Here, this works (except for hosts that are hard down like toolsbeta-sgewebgrid-generic-0901):
sudo cumin --force --timeout 500 "A:all" "dmesg | grep -q -m 1 'since last fsck'", with that "success" means the filesystem had errors.

results:

1.1% (9/819) success ratio (< 100.0% threshold) of nodes successfully executed all commands. Aborting.: commonsarchive-prod.commonsarchive.eqiad1.wikimedia.cloud,deployment-elastic[05-07].deployment-prep.eqiad1.wikimedia.cloud,ores-lb-03.ores.eqiad1.wikimedia.cloud,pub2.wikiapiary.eqiad1.wikimedia.cloud,toolsbeta-sgeexec-0901.toolsbeta.eqiad1.wikimedia.cloud,toolsbeta-sgewebgrid-lighttpd-0901.toolsbeta.eqiad1.wikimedia.cloud,whgi.wikidumpparse.eqiad1.wikimedia.cloud

This seems reliable.

Nope.

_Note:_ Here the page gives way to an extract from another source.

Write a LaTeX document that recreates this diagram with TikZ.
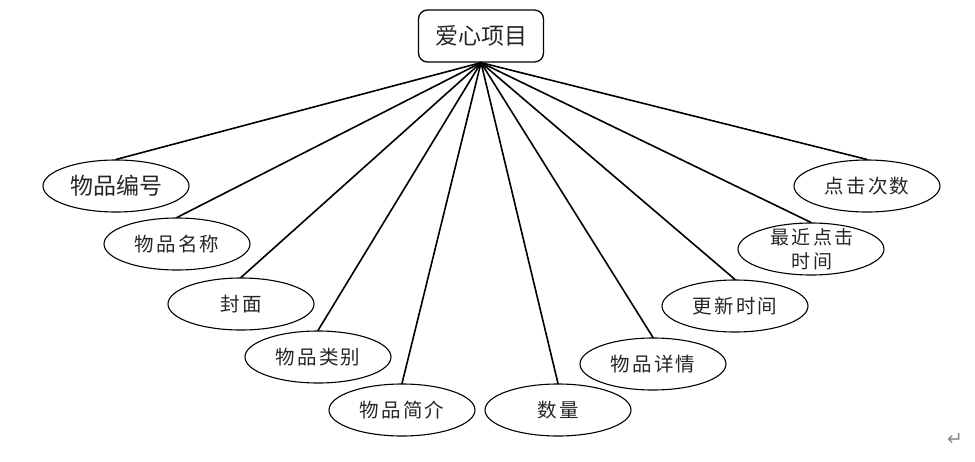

This one was something to do with LDAP and the stack on this instance which was upgraded in place to Buster.

Thanks @Bstorm, though that only gives you if those hosts ever had an error, not if they still have it, or when they did start having it.

Modified the script above (new version F34672816) and got the following, for first occurrences since last reboot, bucketed by minute (to try to expose correlated events):

10:13 AM ~
dcaro@vulcanus$ ./parse_fsck.py first-occurrence out
2021-02-26 20:57:00 - count: 1
    hosts:
        commonsarchive-prod.commonsarchive.eqiad1.wikimedia.cloud
2021-02-27 00:16:00 - count: 1
    hosts:
        ores-lb-03.ores.eqiad1.wikimedia.cloud
2021-02-27 00:17:00 - count: 2
    hosts:
        pub2.wikiapiary.eqiad1.wikimedia.cloud
        whgi.wikidumpparse.eqiad1.wikimedia.cloud
2021-03-01 03:31:00 - count: 1
    hosts:
        deployment-elastic05.deployment-prep.eqiad1.wikimedia.cloud
2021-03-01 03:32:00 - count: 1
    hosts:
        deployment-elastic06.deployment-prep.eqiad1.wikimedia.cloud
2021-03-02 05:09:00 - count: 1
    hosts:
        deployment-elastic07.deployment-prep.eqiad1.wikimedia.cloud
2021-10-04 17:12:00 - count: 1
    hosts:
        toolsbeta-sgewebgrid-lighttpd-0901.toolsbeta.eqiad1.wikimedia.cloud
2021-10-04 17:14:00 - count: 1
    hosts:
        toolsbeta-sgeexec-0901.toolsbeta.eqiad1.wikimedia.cloud

For last occurrences (edited, fixed a bug in the script):

10:42 AM ~
dcaro@vulcanus$ ./parse_fsck.py last-occurrence out
2021-10-04 17:12:00 - count: 1
    hosts:
        toolsbeta-sgewebgrid-lighttpd-0901.toolsbeta.eqiad1.wikimedia.cloud
2021-10-04 17:14:00 - count: 1
    hosts:
        toolsbeta-sgeexec-0901.toolsbeta.eqiad1.wikimedia.cloud
2021-10-04 20:41:00 - count: 1
    hosts:
        commonsarchive-prod.commonsarchive.eqiad1.wikimedia.cloud
2021-10-04 23:59:00 - count: 2
    hosts:
        deployment-elastic05.deployment-prep.eqiad1.wikimedia.cloud
        pub2.wikiapiary.eqiad1.wikimedia.cloud
2021-10-05 00:01:00 - count: 3
    hosts:
        deployment-elastic06.deployment-prep.eqiad1.wikimedia.cloud
        deployment-elastic07.deployment-prep.eqiad1.wikimedia.cloud
        whgi.wikidumpparse.eqiad1.wikimedia.cloud
2021-10-05 00:17:00 - count: 1
    hosts:
        ores-lb-03.ores.eqiad1.wikimedia.cloud

So it looks like the hosts got corrupted, and they did not recover (the toolsbeta two rebooted 15h ago, but in previous comments you can see they had the error in June).
I don't see any new events there in the last few months.

Also note that dmesg times are kinda unreliable, but well, good enough.

dcaro moved this task from Backlog to Today on the User-dcaro board.
dcaro moved this task from ToDo to In Progress on the cloud-services-team (FY2021/2022-Q1) board.